I hate reality TV. It’s overproduced, obviously scripted, and often poorly executed. It lies to us without owning up to the deception. If I want to see strangers betray each other while attempting to survive on a remote island, forget Survivor; I’m going to watch Lost. I cut my last tie to reality television—Jersey Shore—because I would rather experience the thrill of a tightly scripted drama than obsess over some yahoos hurling bleeped-out curses at each other. So how did I find myself standing on a chair, freaking out because of a reality show, and yelling “Run, run!” at the TV?
The premise of Capture is fairly simple: 12 teams of two arrive in the wilderness, where they must use their wits, charm, and survival skills to outlast the other contestants. Sound familiar? That’s because Capture was inspired by Suzanne Collins’ wildly popular Hunger Games series. However, instead of a murderous free-for-all, Capture boasts a sweet prize, $250,000, to be split by the winning team. The month-long competition is divided into two-day cycles, during which one team is randomly selected as the Hunt Team. Each day, teams participate in a four-hour Hunt, during which the Hunt Team must capture two of the other Prey Teams by attaching a dramatically named magnetic “talon” to their vests. Captured teams are sent to Jail, and on the second day of the Hunt, one team is eliminated. If the Hunt Team fails to capture two teams, it must face its own elimination. While some tracker jackers and nightlock would undoubtedly make Capture a little more interesting, it’s probably for the best that the CW has not reached Capitol levels of sadism.

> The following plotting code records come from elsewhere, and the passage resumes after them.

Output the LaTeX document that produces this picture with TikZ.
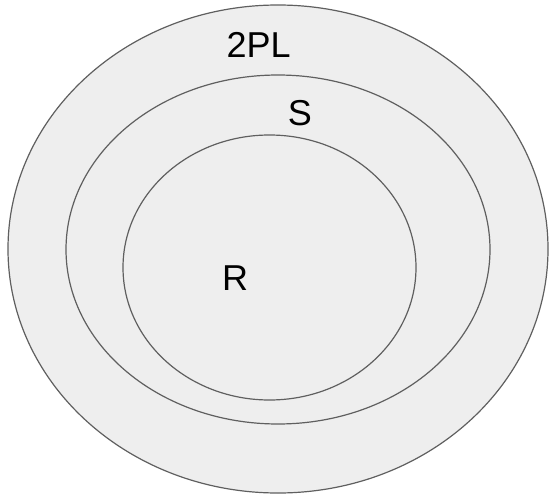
\documentclass[tikz,border=0pt]{standalone}
\usepackage{fontspec}
\setmainfont{Liberation Sans}
\usetikzlibrary{calc}
\definecolor{setfill}{HTML}{EEEEEE}
\definecolor{setline}{HTML}{5F5F5F}

\begin{document}
\begin{tikzpicture}[x=1pt,y=-1pt,
		setline/.style={draw=setline, fill=setfill, line width=1.2pt},
		setname/.style={font=\fontsize{36}{40}\selectfont, inner sep=0pt}]
			% canvas
			\useasboundingbox (0,0) rectangle (549,495);
			% classes
			\coordinate (C2PL) at (278,249);
			\coordinate (CS) at (278,249.5);
			\coordinate (CR) at (269.5,267.5);
			\draw[setline] (C2PL) ellipse [x radius=270, y radius=244];
			\draw[setline] (CS) ellipse [x radius=212, y radius=174.5];
			\draw[setline] (CR) ellipse [x radius=146.5, y radius=132.5];
			% labels
			\node[setname] (twopl) at (258.7,44.7) {2PL};
			\node[setname] (s) at (300,112.8) {S};
			\node[setname] (r) at (235,278) {R};
		\end{tikzpicture}
\end{document}
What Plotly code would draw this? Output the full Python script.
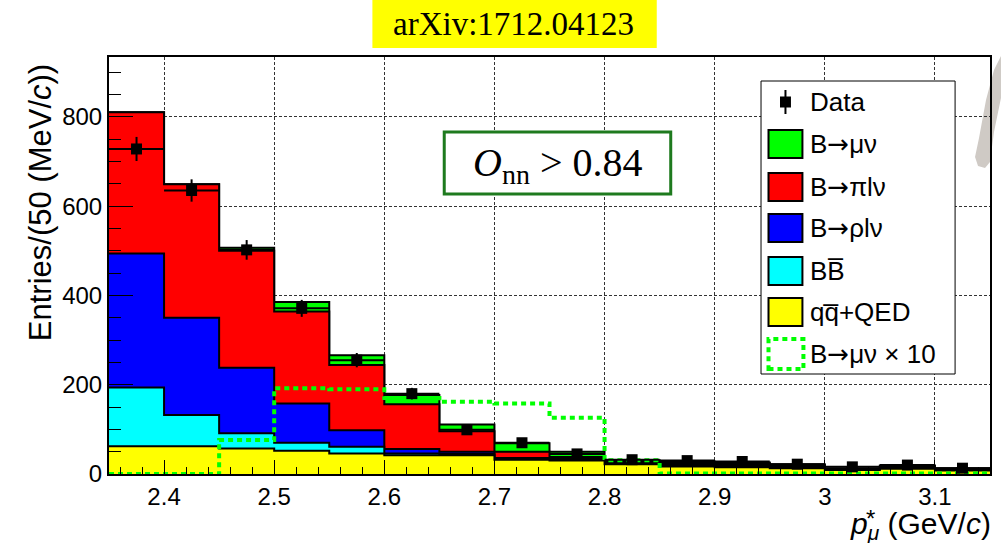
import numpy as np
import plotly.graph_objects as go

# ---------------- data ----------------
bin_low = [2.35, 2.40, 2.45, 2.50, 2.55, 2.60, 2.65, 2.70,
           2.75, 2.80, 2.85, 2.90, 2.95, 3.00, 3.05, 3.10]
bin_width = 0.05

data_counts = [728, 635, 502, 371, 255, 180, 99, 70, 45, 32, 30, 28, 22, 16, 20, 13]
data_err = [27, 25, 22, 19, 16, 13, 10, 8.4, 6.7, 5.7, 5.5, 5.3, 4.7, 4.0, 4.5, 3.6]

qqbar_qed = [62, 62, 57, 52, 46, 42, 42, 32, 30, 22, 17, 15, 13, 9, 12, 8]
bbbar = [132, 70, 34, 18, 15, 4, 3, 2, 2, 2, 3, 3, 2, 1, 2, 1]
b_rholnu = [300, 218, 147, 88, 37, 10, 5, 2, 3, 2, 3, 3, 2, 1, 2, 1]
b_pilnu = [316, 299, 262, 206, 146, 100, 46, 14, 3, 2, 3, 3, 3, 1, 2, 2]
b_munu = [0, 0, 7, 21, 22, 21, 15, 19, 12, 3, 2, 2, 2, 1, 1, 1]
b_munu_x10 = [0, 0, 76, 192, 190, 170, 162, 158, 126, 31, 1, 1, 1, 1, 1, 1]

ARROW = "<span style='font-family:DejaVu Sans'>\u2192</span>"
legend_labels = ["Data", "B" + ARROW + "\u03bc\u03bd", "B" + ARROW + "\u03c0l\u03bd",
                 "B" + ARROW + "\u03c1l\u03bd", "BB\u0305", "qq\u0305+QED",
                 "B" + ARROW + "\u03bc\u03bd \u00d7 10"]

# ---------------- geometry helpers ----------------
L, R, T, B = 109, 992, 57, 474
W, H = R - L, B - T


def px(x):
    return (x - L) / W


def py(y):
    return (B - y) / H


edges = list(bin_low) + [bin_low[-1] + bin_width]
centers = [b + bin_width / 2 for b in bin_low]

fig = go.Figure()

components = [(qqbar_qed, "#ffff00"), (bbbar, "#00ffff"), (b_rholnu, "#0000ff"),
              (b_pilnu, "#ff0000"), (b_munu, "#00ff00")]
cum = np.cumsum(np.array([c[0] for c in components], dtype=float), axis=0)
for i in reversed(range(len(components))):
    yv = list(cum[i]) + [cum[i][-1]]
    fig.add_trace(go.Scatter(x=edges, y=yv, mode="lines",
                             line=dict(shape="hv", color="black", width=2),
                             fill="tozeroy", fillcolor=components[i][1],
                             hoverinfo="skip"))

fig.add_trace(go.Scatter(x=edges, y=list(b_munu_x10) + [b_munu_x10[-1]], mode="lines",
                         line=dict(shape="hv", color="#00ff00", width=4, dash="5px,4px")))

fig.add_trace(go.Scatter(x=centers, y=data_counts, mode="markers",
                         marker=dict(symbol="square", size=11, color="black"),
                         error_y=dict(type="data", array=data_err, color="black", thickness=2, width=0),
                         error_x=dict(type="data", array=[bin_width / 2] * len(centers),
                                      color="black", thickness=2, width=0)))

shapes = []
annotations = []

# Title box
shapes.append(dict(type="rect", xref="paper", yref="paper", x0=px(373), x1=px(658), y0=py(48), y1=py(0),
                   fillcolor="#ffff00", line=dict(width=0), layer="above"))
annotations.append(dict(xref="paper", yref="paper", x=px(514), y=py(24), text="arXiv:1712.04123",
                        showarrow=False, xanchor="center", yanchor="middle",
                        font=dict(family="Liberation Serif", size=33, color="black")))

# O_nn box
shapes.append(dict(type="rect", xref="paper", yref="paper", x0=px(445), x1=px(672), y0=py(194), y1=py(132),
                   fillcolor="white", line=dict(color="#1e7a1e", width=3), layer="above"))
annotations.append(dict(xref="paper", yref="paper", x=px(558.5), y=py(165),
                        text="<i>O</i><sub>nn</sub> &gt; 0.84", showarrow=False,
                        xanchor="center", yanchor="middle",
                        font=dict(family="Liberation Serif", size=40, color="black")))

# Legend
shapes.append(dict(type="rect", xref="paper", yref="paper", x0=px(762.5), x1=px(957), y0=py(374), y1=py(81),
                   fillcolor="white", line=dict(color="black", width=1), layer="above"))
row_y = [102, 144, 187, 228, 271, 312, 354]
box_cols = [None, "#00ff00", "#ff0000", "#0000ff", "#00ffff", "#ffff00", None]
for k, (lab, yc) in enumerate(zip(legend_labels, row_y)):
    if k == 0:
        shapes.append(dict(type="line", xref="paper", yref="paper", x0=px(787), x1=px(787),
                           y0=py(114), y1=py(90), line=dict(color="black", width=2), layer="above"))
        shapes.append(dict(type="rect", xref="paper", yref="paper", x0=px(781.5), x1=px(792.5),
                           y0=py(yc + 5.5), y1=py(yc - 5.5), fillcolor="black",
                           line=dict(width=0), layer="above"))
    elif k == 6:
        shapes.append(dict(type="rect", xref="paper", yref="paper", x0=px(770), x1=px(805),
                           y0=py(yc + 15), y1=py(yc - 15), fillcolor="white",
                           line=dict(color="#00ff00", width=4, dash="5px,4px"), layer="above"))
    else:
        shapes.append(dict(type="rect", xref="paper", yref="paper", x0=px(770), x1=px(804),
                           y0=py(yc + 14), y1=py(yc - 14), fillcolor=box_cols[k],
                           line=dict(color="black", width=2), layer="above"))
    annotations.append(dict(xref="paper", yref="paper", x=px(810), y=py(yc), text=lab,
                            showarrow=False, xanchor="left", yanchor="middle",
                            font=dict(family="Liberation Sans", size=26, color="black")))

# Axis titles
annotations.append(dict(xref="paper", yref="paper", x=px(40), y=py(203),
                        text="Entries/(50 (MeV/<i>c</i>))", textangle=-90, showarrow=False,
                        xanchor="center", yanchor="middle",
                        font=dict(family="Liberation Sans", size=31, color="black")))
annotations.append(dict(xref="paper", yref="paper", x=px(995), y=py(525),
                        text="<i>p</i><sub><i>\u03bc</i></sub> (GeV/<i>c</i>)",
                        showarrow=False, xanchor="right", yanchor="middle",
                        font=dict(family="Liberation Sans", size=30, color="black")))
annotations.append(dict(xref="paper", yref="paper", x=px(872), y=py(518), text="*",
                        showarrow=False, xanchor="center", yanchor="middle",
                        font=dict(family="Liberation Sans", size=24, color="black")))

# grey artefact at the top right
pts = [(1003, 56), (996, 70), (988, 100), (981, 138), (977, 157), (980, 166), (987, 168),
       (992, 162), (996, 132), (1003, 98)]
path = "M " + " L ".join(f"{px(a):.5f},{py(b):.5f}" for a, b in pts) + " Z"
shapes.append(dict(type="path", xref="paper", yref="paper", path=path,
                   fillcolor="#cfcac5", line=dict(width=0), layer="below"))

axis_common = dict(showline=True, linecolor="black", linewidth=2, mirror=True,
                   ticks="inside", tickcolor="black", tickwidth=1,
                   showgrid=True, gridcolor="#333333", gridwidth=1, griddash="3px,2px",
                   zeroline=False,
                   tickfont=dict(family="Liberation Sans", size=24, color="black"))

fig.update_layout(
    width=1001, height=543,
    margin=dict(l=L, r=1001 - R, t=T, b=543 - B),
    paper_bgcolor="white", plot_bgcolor="white",
    showlegend=False,
    xaxis=dict(range=[2.35, 3.15], dtick=0.1, tick0=2.4, ticklen=14,
               minor=dict(dtick=0.02, ticklen=7, ticks="inside", tickcolor="black", showgrid=False),
               **axis_common),
    yaxis=dict(range=[0, 934], dtick=200, ticklen=24,
               minor=dict(dtick=50, ticklen=12, ticks="inside", tickcolor="black", showgrid=False),
               **axis_common),
    shapes=shapes,
    annotations=annotations,
)

fig.write_html("out.html", config={"displayModeBar": False},
               post_script="document.body.style.margin='0';document.body.style.padding='0';")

Gamemaster Luke Tipple, who unfortunately lacks a ridiculous Seneca Crane beard, does try to throw in some twists for Capture contestants. Occasional Supply Stations provide a safe zone where Prey Teams can pick up camping gear, extra food, and the occasional booze. But beware—Hunt Teams have learned to stake out the Supply Stations for potential prey. One team got a little too comfortable with a bottle of wine and ended up in Jail. This strategy is getting old fast, but one Supply Station sidestepped the monotony with an emotional twist: a phone the teams could use to call home.
Capture works much like a video game with human players, frequently cutting to a color-coded Arena map and allowing players to pick up power-ups. Advantage Points let teams sabotage each other, and Looking Glass Points show them the locations of other teams. The sixth episode featured a heavily hyped Mystery Box, which allowed a Prey Team to overthrow the Hunt Team for the next day’s Hunt. Unsurprisingly, drama ensued.
Drama is a requisite component of any reality show, and Capture has its fair share. When not running from each other in the woods, teams sleep in skimpy tents in the Village, where they receive meager rations while the Hunt Team feasts on a hot meal. In the premiere, two teams slept in the same tent “for warmth,” but the show’s lack of night-vision cameras thankfully leaves it at that.
The Blue Team Devils are Capture’s pretty-boy villains, stealing other teams’ food and generally being troublemakers. Their effort to rebrand themselves as “Blue Angels with a Broken Wing” at Elimination proved too little, too late, and they were sent home.
The social aspect of the game is no small part of Capture. Teams forge and break alliances in each episode; in fact, making friends with the Hunt Team has saved many a team from Jail. On the other hand, Gold Team, which relied on its strength and made no attempt to find friends in the Village, was also eliminated. Just as the Careers learned in The Hunger Games, strength is not enough. But seriously, can we get some tracker jackers in the Arena?
The excitement of Capture comes from watching teams you have picked somewhat arbitrarily as your favorites run around the forest in what essentially boils down to a high-stakes game of tag. You root for the underdog Teal Team, tiny British twin sisters who fail to capture a team on Day 1 but rally at the end of Day 2 to tag two. You root for the bullied Lime Team, which sabotages the Blue Devils—until the members get drunk with power and sabotage their allies. You root for the Red Team, on the chopping block and in pursuit of its captors, even though both teams are so tired and malnourished they slow to a crawl. The human element is a vital aspect of Capture, but the show doesn’t linger on unfounded drama. There are no love triangles, no drunken hookups, no diva spats—well, maybe one. Capture knows what kind of show it is and it gives it to you straight: lots of running through the woods, a fair amount of Village drama and the occasional bottle of wine. Maybe it’s all totally fake, but Capture has me hooked.
Capture is by no means a perfect or even a great show. It is a pretty good reality competition series that benefits from the dry, late-summer TV landscape. If you are looking for a quality drama with star actors and a tight script, you should probably watch Breaking Bad. If you just want a fun study break, then Capture will be your friend. The final two episodes air Sept. 24 and Sept. 25 at 9 p.m., and the rest of the season is available on cwtv.com.